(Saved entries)
## start

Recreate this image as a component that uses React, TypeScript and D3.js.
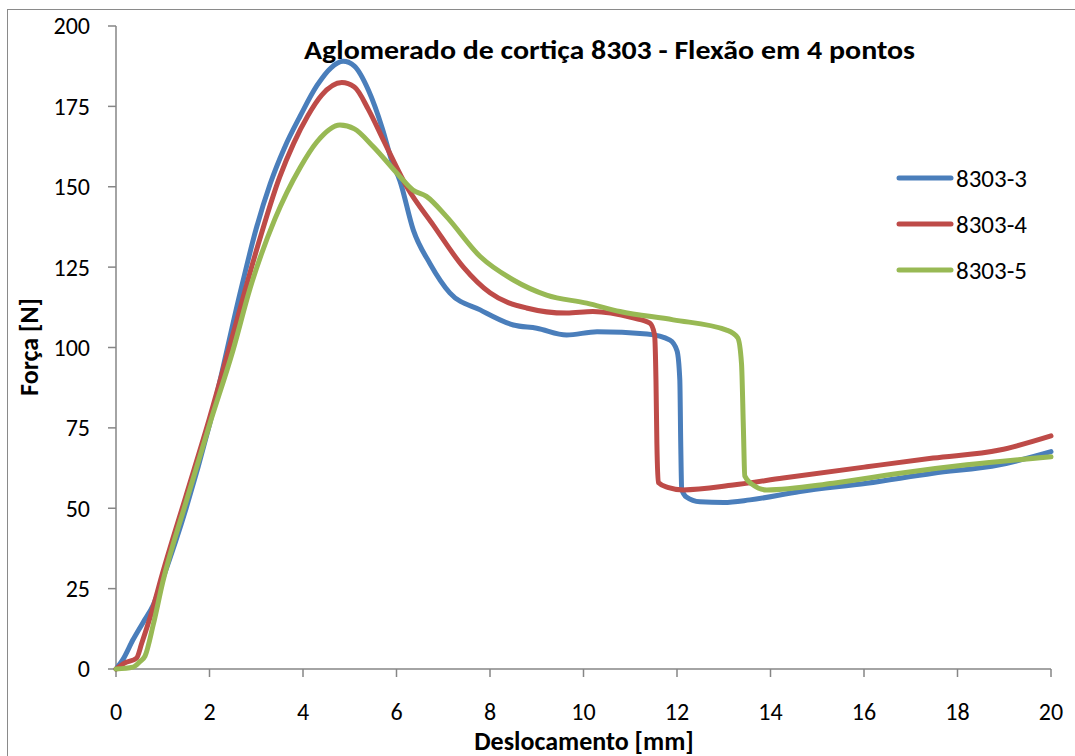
import React from "react";
import * as d3 from "d3";

const width = 1075;
const height = 756;
const margin = { left: 116, right: 24, top: 26, bottom: 87 };

const seriesNames = ["8303-3", "8303-4", "8303-5"];
const seriesColors = ["#4A7EBB", "#BE4B48", "#98B954"];

// [deslocamento mm, força N]
const s3: [number, number][] = [
  [0, 0], [0.15, 3], [0.36, 9], [0.58, 14.5], [0.8, 20], [1, 28], [1.5, 50], [2, 76],
  [2.68, 118.5], [3.0, 137], [3.3, 151], [3.6, 162], [3.94, 172], [4.3, 181.5], [4.6, 187],
  [4.86, 189], [5.1, 187.5], [5.4, 180], [5.7, 168], [5.9, 158], [6.07, 152], [6.36, 136.5],
  [6.72, 126], [7.14, 117], [7.79, 111.7], [8.5, 107], [9.0, 106], [9.64, 103.9],
  [10.29, 104.9], [11.36, 104.2], [11.85, 102.3], [12.0, 99], [12.06, 90], [12.08, 70],
  [12.1, 56], [12.2, 53.5], [12.49, 52], [13.0, 51.8], [13.56, 52.6], [14.63, 55.2],
  [16.06, 57.8], [17.48, 60.9], [18.9, 63.5], [20, 67.6]
];

const s4: [number, number][] = [
  [0, 0], [0.19, 1.9], [0.44, 3.4], [0.55, 8], [0.75, 17], [1, 30], [1.5, 54], [2, 78],
  [2.5, 104], [3, 130], [3.5, 153], [3.8, 163.5], [4.1, 172], [4.4, 178.5], [4.83, 182.4],
  [5.1, 181], [5.4, 174], [5.72, 164.5], [6.22, 150], [6.79, 138], [7.43, 125], [8.0, 117],
  [8.78, 112.3], [9.64, 110.7], [10.2, 111.2], [11.06, 109.2], [11.42, 107.6], [11.52, 104],
  [11.55, 90], [11.57, 70], [11.6, 58], [11.8, 56.5], [12.13, 55.7], [13.2, 57.2],
  [14.27, 59.4], [16.06, 62.9], [17.48, 65.6], [18.9, 68.1], [20, 72.5]
];

const s5: [number, number][] = [
  [0, 0], [0.36, 0.6], [0.51, 2.3], [0.62, 4], [0.8, 14], [1, 27], [1.5, 52], [2, 76],
  [2.5, 99], [2.87, 118.5], [3.4, 140], [3.94, 156], [4.3, 164], [4.79, 169.2], [5.1, 168],
  [5.5, 162.5], [6.07, 153.2], [6.35, 149], [6.64, 147], [7.07, 140.7], [7.79, 128.3],
  [8.5, 121], [9.21, 116.3], [10.07, 113.8], [10.78, 111.2], [11.92, 108.6], [13.06, 105.4],
  [13.3, 103], [13.38, 95], [13.42, 75], [13.45, 60], [13.6, 57.5], [13.92, 55.7],
  [15.34, 57.8], [16.77, 60.9], [18.2, 63.5], [20, 66]
];

const seriesData = [s3, s4, s5];
const xTicks = [0, 2, 4, 6, 8, 10, 12, 14, 16, 18, 20];
const yTicks = [0, 25, 50, 75, 100, 125, 150, 175, 200];

const font = "Carlito, Lato, 'Open Sans', sans-serif";
const axisColor = "#868686";

export default function App() {
  const x = d3.scaleLinear().domain([0, 20]).range([margin.left, width - margin.right]);
  const y = d3.scaleLinear().domain([0, 200]).range([height - margin.bottom, margin.top]);

  const line = d3
    .line<[number, number]>()
    .x(d => x(d[0]))
    .y(d => y(d[1]))
    .curve(d3.curveMonotoneX);

  return (
    <svg
      width={width}
      height={height}
      style={{ position: "absolute", left: 0, top: 0, background: "#fff" }}
      fontFamily={font}
    >
      <rect x={7.5} y={9.5} width={width + 20} height={height + 20} fill="none" stroke="#8a8a8a" />

      {/* axes */}
      <line x1={x(0)} x2={x(0)} y1={y(0)} y2={y(200)} stroke={axisColor} strokeWidth={1.5} />
      <line x1={x(0)} x2={x(20)} y1={y(0)} y2={y(0)} stroke={axisColor} strokeWidth={1.5} />
      {yTicks.map(t => (
        <g key={"y" + t}>
          <line x1={x(0) - 8} x2={x(0)} y1={y(t)} y2={y(t)} stroke={axisColor} strokeWidth={1.5} />
          <text x={90} y={y(t)} dy="0.35em" textAnchor="end" fontSize={24} fill="#000">
            {t}
          </text>
        </g>
      ))}
      {xTicks.map(t => (
        <g key={"x" + t}>
          <line x1={x(t)} x2={x(t)} y1={y(0)} y2={y(0) + 8} stroke={axisColor} strokeWidth={1.5} />
          <text x={x(t)} y={720} textAnchor="middle" fontSize={24} fill="#000">
            {t}
          </text>
        </g>
      ))}

      {/* series */}
      {seriesData.map((d, i) => (
        <path
          key={seriesNames[i]}
          d={line(d) || ""}
          fill="none"
          stroke={seriesColors[i]}
          strokeWidth={5}
          strokeLinejoin="round"
          strokeLinecap="round"
        />
      ))}

      {/* title & labels */}
      <text
        x={304}
        y={59}
        fontSize={27}
        fontWeight="bold"
        textLength={611}
        lengthAdjust="spacingAndGlyphs"
      >
        Aglomerado de cortiça 8303 - Flexão em 4 pontos
      </text>
      <text x={584} y={750} textAnchor="middle" fontSize={26} fontWeight="bold">
        Deslocamento [mm]
      </text>
      <text
        transform={`translate(38, 347) rotate(-90)`}
        textAnchor="middle"
        fontSize={26}
        fontWeight="bold"
      >
        Força [N]
      </text>

      {/* legend */}
      {seriesNames.map((n, i) => (
        <g key={"leg" + n} transform={`translate(0, ${178 + i * 46})`}>
          <line x1={899} x2={951} y1={0} y2={0} stroke={seriesColors[i]} strokeWidth={5} strokeLinecap="round" />
          <text x={956} y={0} dy="0.35em" fontSize={25}>
            {n}
          </text>
        </g>
      ))}
    </svg>
  );
}
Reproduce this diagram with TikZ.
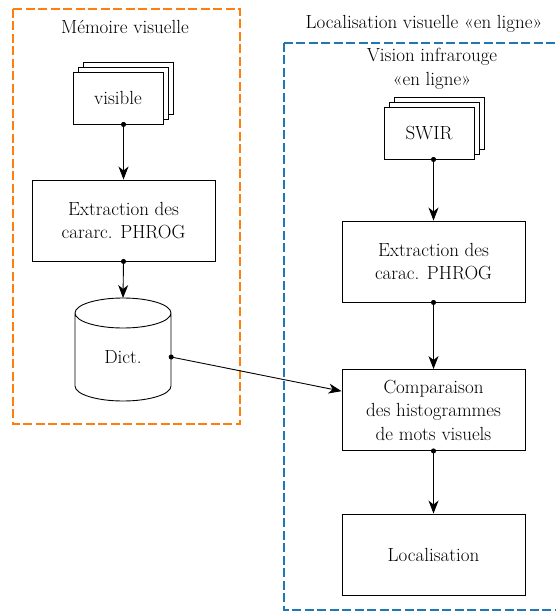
\documentclass[tikz,border=0pt]{standalone}
\usepackage{fontspec}
\usetikzlibrary{arrows.meta,calc}
\definecolor{myorange}{RGB}{255,127,14}
\definecolor{myblue}{RGB}{31,119,180}
\begin{document}
\begin{tikzpicture}[x=1pt,y=-1pt,
  every node/.style={font=\fontsize{19}{23.5}\selectfont, align=center, inner sep=0pt},
  procbox/.style={draw, line width=0.9pt, minimum width=183pt, minimum height=81pt},
  stackbox/.style={draw, fill=white, line width=0.9pt, minimum width=90pt, minimum height=52pt},
  group/.style={line width=1.8pt, dash pattern=on 9pt off 3.5pt},
  conn/.style={line width=0.9pt, shorten <=-2.5pt, {Circle[length=5pt]}-{Stealth[length=13pt,width=10pt,inset=4pt]}},
]
\useasboundingbox (0,0) rectangle (555,612);

% groups
\draw[group, myorange] (13,9) rectangle (240,424);
\draw[group, myblue] (284,43) rectangle (565,610);
\node (ttl) at (125,27) {Mémoire visuelle};
\node (ttr) at (424,24) {Localisation visuelle «en ligne»};
\node (vir) at (432,69) {Vision infrarouge\\«en ligne»};

% visible stack
\node[stackbox] (vis3) at (128,88) {};
\node[stackbox] (vis2) at (123,93) {};
\node[stackbox] (vis) at (118,98) {visible};

% SWIR stack
\node[stackbox] (sw3) at (439,123) {};
\node[stackbox] (sw2) at (434,128) {};
\node[stackbox] (sw) at (429,133) {SWIR};

% boxes
\node[procbox] (extl) at (123.5,220.5) {Extraction des\\cararc. PHROG};
\node[procbox] (extr) at (433.5,261.5) {Extraction des\\carac. PHROG};
\node[procbox] (comp) at (433.5,410) {Comparaison\\des histogrammes\\de mots visuels};
\node[procbox] (loc) at (433.5,554.5) {Localisation};

% cylinder
\node[minimum width=96pt, minimum height=88pt] (dict) at (123,357) {Dict.};
\draw[line width=0.9pt] (75,313) -- (75,386) arc[start angle=180, end angle=360, x radius=48pt, y radius=15pt]
  -- (171,313) arc[start angle=0, end angle=360, x radius=48pt, y radius=15pt];

% connectors
\draw[conn] (extl.north |- vis.south) -- (extl.north);
\draw[conn] (extl.south) -- (123,298);
\draw[conn] (dict.east) -- ($(comp.north west)!0.27!(comp.south west)$);
\draw[conn] (extr.north |- sw.south) -- (extr.north);
\draw[conn] (extr.south) -- (comp.north);
\draw[conn] (comp.south) -- (loc.north);
\end{tikzpicture}
\end{document}
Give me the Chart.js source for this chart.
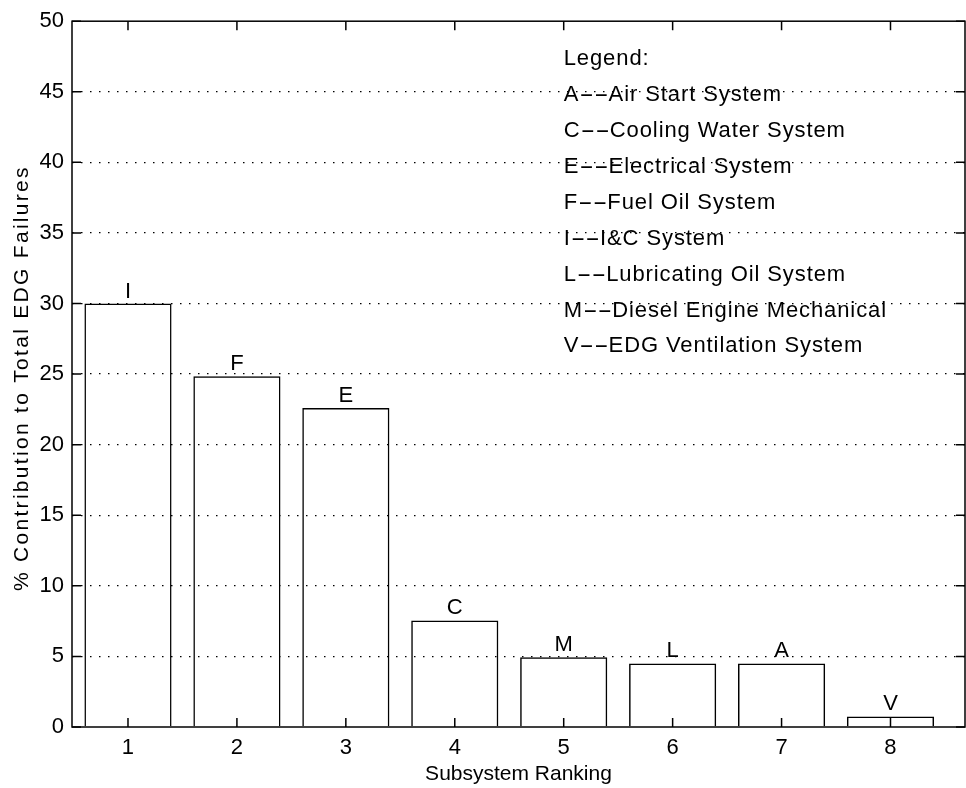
<!DOCTYPE html>
<html>
<head>
<meta charset="utf-8">
<style>
  html, body { margin: 0; padding: 0; background: #fff; }
  canvas { display: block; }
</style>
<script src="https://cdn.jsdelivr.net/npm/chart.js@4.4.1/dist/chart.umd.min.js"></script>
</head>
<body>
<canvas id="edg-chart" width="966" height="788"></canvas>
<script>
(function () {
    'use strict';

    // ranks, percentages and subsystem letters
    var ranks = [1, 2, 3, 4, 5, 6, 7, 8];
    var contributions = [30.0, 24.85, 22.6, 7.55, 4.95, 4.5, 4.5, 0.75];
    var barLetters = ['I', 'F', 'E', 'C', 'M', 'L', 'A', 'V'];
    var xTicks = [1, 2, 3, 4, 5, 6, 7, 8];
    var yTicks = [0, 5, 10, 15, 20, 25, 30, 35, 40, 45, 50];
    var legendLines = [
        'Legend:',
        'A--Air Start System',
        'C--Cooling Water System',
        'E--Electrical System',
        'F--Fuel Oil System',
        'I--I&C System',
        'L--Lubricating Oil System',
        'M--Diesel Engine Mechanical',
        'V--EDG Ventilation System'
    ];
    var yTitle = '% Contribution to Total EDG Failures';
    var xTitle = 'Subsystem Ranking';

    var FONT = "'Liberation Sans', Arial, Helvetica, sans-serif";

    var points = ranks.map(function (r, i) { return { x: r, y: contributions[i] }; });

    // box, inward ticks, bar letters, legend text and rotated y title
    var matlabLook = {
        id: 'matlabLook',
        afterDraw: function (chart) {
            var ctx = chart.ctx;
            var a = chart.chartArea;
            var xs = chart.scales.x;
            var ys = chart.scales.y;
            var tick = 9;

            ctx.save();
            ctx.strokeStyle = '#000';
            ctx.lineWidth = 1.5;
            ctx.strokeRect(a.left, a.top, a.right - a.left, a.bottom - a.top);

            ctx.beginPath();
            xTicks.forEach(function (v) {
                var px = xs.getPixelForValue(v);
                ctx.moveTo(px, a.bottom); ctx.lineTo(px, a.bottom - tick);
                ctx.moveTo(px, a.top); ctx.lineTo(px, a.top + tick);
            });
            yTicks.forEach(function (v) {
                var py = ys.getPixelForValue(v);
                ctx.moveTo(a.left, py); ctx.lineTo(a.left + tick, py);
                ctx.moveTo(a.right, py); ctx.lineTo(a.right - tick, py);
            });
            ctx.stroke();

            ctx.fillStyle = '#000';
            ctx.font = '22px ' + FONT;
            ctx.textAlign = 'center';
            ctx.textBaseline = 'alphabetic';
            chart.getDatasetMeta(0).data.forEach(function (bar, i) {
                ctx.fillText(barLetters[i], bar.x, bar.y - 6);
            });

            // legend text: letter, stretched double dash, then the name
            ctx.textAlign = 'left';
            ctx.font = '22px ' + FONT;
            var lx = xs.getPixelForValue(5.0);
            legendLines.forEach(function (line, i) {
                var y = a.top + 44 + i * 35.9;
                var parts = line.split('--');
                ctx.letterSpacing = '0.9px';
                if (parts.length < 2) {
                    ctx.fillText(line, lx, y);
                    return;
                }
                var x = lx;
                ctx.fillText(parts[0], x, y);
                x += ctx.measureText(parts[0]).width;
                ctx.letterSpacing = '0px';
                var dw = ctx.measureText('--').width;
                ctx.save();
                ctx.translate(x, y);
                ctx.scale(2.0, 1);
                ctx.fillText('--', 0, 0);
                ctx.restore();
                x += dw * 2.0;
                ctx.letterSpacing = '0.9px';
                ctx.fillText(parts[1], x, y);
            });

            ctx.font = '21px ' + FONT;
            ctx.letterSpacing = '2.3px';
            ctx.textAlign = 'center';
            ctx.textBaseline = 'middle';
            ctx.translate(22, (a.top + a.bottom) / 2 + 4);
            ctx.rotate(-Math.PI / 2);
            ctx.fillText(yTitle, 0, 0);
            ctx.restore();
        }
    };

    new Chart(document.getElementById('edg-chart'), {
        type: 'bar',
        data: {
            datasets: [{
                data: points,
                backgroundColor: 'rgba(0,0,0,0)',
                borderColor: '#000',
                borderWidth: 1.5,
                barPercentage: 0.8,
                categoryPercentage: 1
            }]
        },
        options: {
            responsive: false,
            devicePixelRatio: 1,
            animation: false,
            layout: { padding: { top: 16, right: 1, left: 0, bottom: 0 } },
            plugins: {
                legend: { display: false },
                tooltip: { enabled: false }
            },
            scales: {
                x: {
                    type: 'linear',
                    offset: false,
                    min: 0.486,
                    max: 8.684,
                    afterFit: function (s) { s.height = 61; },
                    afterBuildTicks: function (s) {
                        s.ticks = xTicks.map(function (v) { return { value: v }; });
                    },
                    grid: { display: false, offset: false },
                    border: { display: false },
                    ticks: {
                        color: '#000',
                        font: { family: FONT, size: 22 },
                        padding: 0,
                        maxRotation: 0,
                        autoSkip: false
                    },
                    title: {
                        display: true,
                        text: xTitle,
                        color: '#000',
                        font: { family: FONT, size: 21 },
                        padding: { top: 0, bottom: 1 }
                    }
                },
                y: {
                    min: 0,
                    max: 50,
                    afterFit: function (s) { s.width = 72; },
                    afterBuildTicks: function (s) {
                        s.ticks = yTicks.map(function (v) { return { value: v }; });
                    },
                    grid: {
                        drawTicks: false,
                        lineWidth: 1.3,
                        color: function (c) {
                            var v = c.tick ? c.tick.value : null;
                            return (v === 0 || v === 50) ? 'rgba(0,0,0,0)' : '#000';
                        }
                    },
                    border: { display: false, dash: [1.5, 7.5] },
                    ticks: {
                        color: '#000',
                        font: { family: FONT, size: 22 },
                        padding: 8
                    }
                }
            }
        },
        plugins: [matlabLook]
    });
})();
</script>
</body>
</html>
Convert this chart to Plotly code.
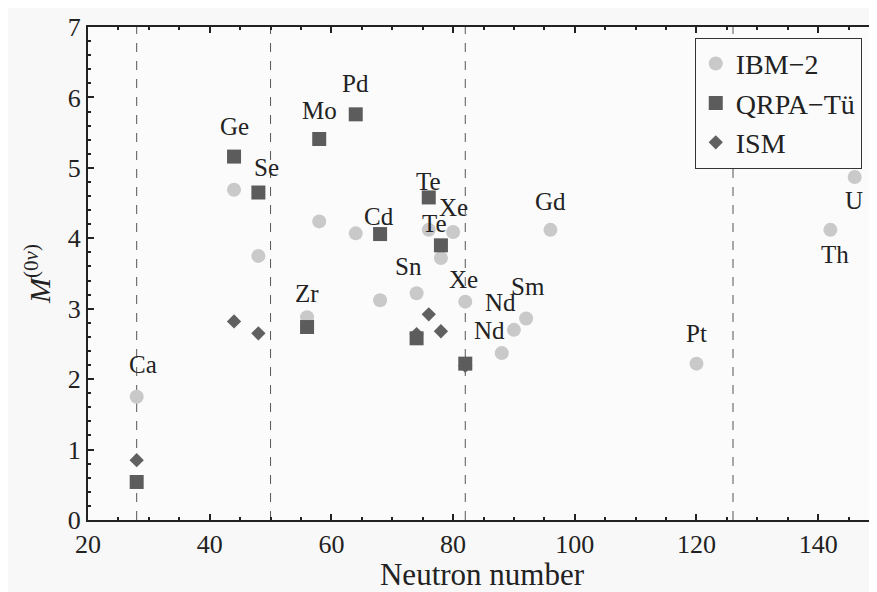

## end

## Directions for this task
Restate word for word every line from the top of the entries above to the line with "26, bottom: 87", inclusive, and skip any pictures.

## Response below
Recreate this image as a component that uses React, TypeScript and D3.js.
import React from "react";
import * as d3 from "d3";

const width = 1075;
const height = 756;
const margin = { left: 116, right: 24, top: 26, bottom: 87 };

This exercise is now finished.